→ **Requirement**:
Your task is to copy the listing exactly. Drop any pictures from the copy.

* * *

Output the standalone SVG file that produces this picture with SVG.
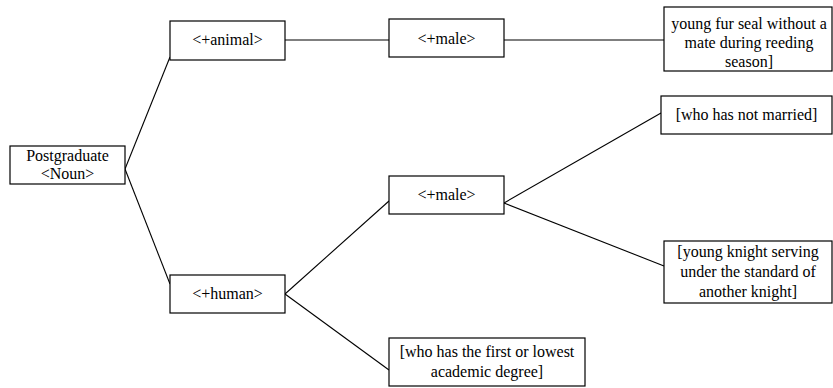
<svg xmlns="http://www.w3.org/2000/svg" width="833" height="388" viewBox="0 0 833 388" font-family="'Liberation Serif', 'Times New Roman', serif">
<defs>
<style>
.box{fill:#fff;stroke:#000;stroke-width:1.2}
.edge{stroke:#000;stroke-width:1.1;fill:none}
text{font-family:'Liberation Serif','Times New Roman',serif;font-size:16px;text-anchor:middle;fill:#000}
</style>
</defs>
<rect width="833" height="388" fill="#fff"/>
<g id="connectors">
<line class="edge" x1="125" y1="169" x2="170" y2="57"/>
<line class="edge" x1="125" y1="169" x2="170" y2="284"/>
<line class="edge" x1="285" y1="40" x2="389" y2="40"/>
<line class="edge" x1="504" y1="40" x2="664" y2="40"/>
<line class="edge" x1="285" y1="294" x2="389" y2="201"/>
<line class="edge" x1="285" y1="294" x2="389" y2="370"/>
<line class="edge" x1="504" y1="203" x2="661" y2="113"/>
<line class="edge" x1="504" y1="203" x2="664" y2="266"/>
</g>
<g id="postgraduate">
<rect class="box" x="10" y="146" width="115" height="38"/>
<text x="67.5" y="161">Postgraduate</text>
<text x="67.5" y="179">&lt;Noun&gt;</text>
</g>
<g id="animal">
<rect class="box" x="170" y="21" width="115" height="39"/>
<text x="227.5" y="45">&lt;+animal&gt;</text>
</g>
<g id="male-animal">
<rect class="box" x="389" y="19" width="115" height="38"/>
<text x="446.5" y="44">&lt;+male&gt;</text>
</g>
<g id="fur-seal">
<rect class="box" x="664" y="7" width="168" height="64"/>
<text x="749" y="29">young fur seal without a</text>
<text x="749" y="48">mate during reeding</text>
<text x="749" y="67">season]</text>
</g>
<g id="human">
<rect class="box" x="170" y="275" width="115" height="38"/>
<text x="227.5" y="299">&lt;+human&gt;</text>
</g>
<g id="male-human">
<rect class="box" x="389" y="176" width="115" height="38"/>
<text x="446.5" y="200">&lt;+male&gt;</text>
</g>
<g id="not-married">
<rect class="box" x="661" y="96" width="171" height="38"/>
<text x="746.5" y="120">[who has not married]</text>
</g>
<g id="knight">
<rect class="box" x="664" y="241" width="168" height="62"/>
<text x="748" y="257">[young knight serving</text>
<text x="748" y="277">under the standard of</text>
<text x="748" y="297">another knight]</text>
</g>
<g id="academic">
<rect class="box" x="389" y="338" width="196" height="48"/>
<text x="487" y="357">[who has the first or lowest</text>
<text x="487" y="377">academic degree]</text>
</g>
</svg>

* * *

→ **Written response**:
Output the standalone SVG file that produces this picture with SVG.
<svg xmlns="http://www.w3.org/2000/svg" width="833" height="388" viewBox="0 0 833 388" font-family="'Liberation Serif', 'Times New Roman', serif">
<defs>
<style>
.box{fill:#fff;stroke:#000;stroke-width:1.2}
.edge{stroke:#000;stroke-width:1.1;fill:none}
text{font-family:'Liberation Serif','Times New Roman',serif;font-size:16px;text-anchor:middle;fill:#000}
</style>
</defs>
<rect width="833" height="388" fill="#fff"/>
<g id="connectors">
<line class="edge" x1="125" y1="169" x2="170" y2="57"/>
<line class="edge" x1="125" y1="169" x2="170" y2="284"/>
<line class="edge" x1="285" y1="40" x2="389" y2="40"/>
<line class="edge" x1="504" y1="40" x2="664" y2="40"/>
<line class="edge" x1="285" y1="294" x2="389" y2="201"/>
<line class="edge" x1="285" y1="294" x2="389" y2="370"/>
<line class="edge" x1="504" y1="203" x2="661" y2="113"/>
<line class="edge" x1="504" y1="203" x2="664" y2="266"/>
</g>
<g id="postgraduate">
<rect class="box" x="10" y="146" width="115" height="38"/>
<text x="67.5" y="161">Postgraduate</text>
<text x="67.5" y="179">&lt;Noun&gt;</text>
</g>
<g id="animal">
<rect class="box" x="170" y="21" width="115" height="39"/>
<text x="227.5" y="45">&lt;+animal&gt;</text>
</g>
<g id="male-animal">
<rect class="box" x="389" y="19" width="115" height="38"/>
<text x="446.5" y="44">&lt;+male&gt;</text>
</g>
<g id="fur-seal">
<rect class="box" x="664" y="7" width="168" height="64"/>
<text x="749" y="29">young fur seal without a</text>
<text x="749" y="48">mate during reeding</text>
<text x="749" y="67">season]</text>
</g>
<g id="human">
<rect class="box" x="170" y="275" width="115" height="38"/>
<text x="227.5" y="299">&lt;+human&gt;</text>
</g>
<g id="male-human">
<rect class="box" x="389" y="176" width="115" height="38"/>
<text x="446.5" y="200">&lt;+male&gt;</text>
</g>
<g id="not-married">
<rect class="box" x="661" y="96" width="171" height="38"/>
<text x="746.5" y="120">[who has not married]</text>
</g>
<g id="knight">
<rect class="box" x="664" y="241" width="168" height="62"/>
<text x="748" y="257">[young knight serving</text>
<text x="748" y="277">under the standard of</text>
<text x="748" y="297">another knight]</text>
</g>
<g id="academic">
<rect class="box" x="389" y="338" width="196" height="48"/>
<text x="487" y="357">[who has the first or lowest</text>
<text x="487" y="377">academic degree]</text>
</g>
</svg>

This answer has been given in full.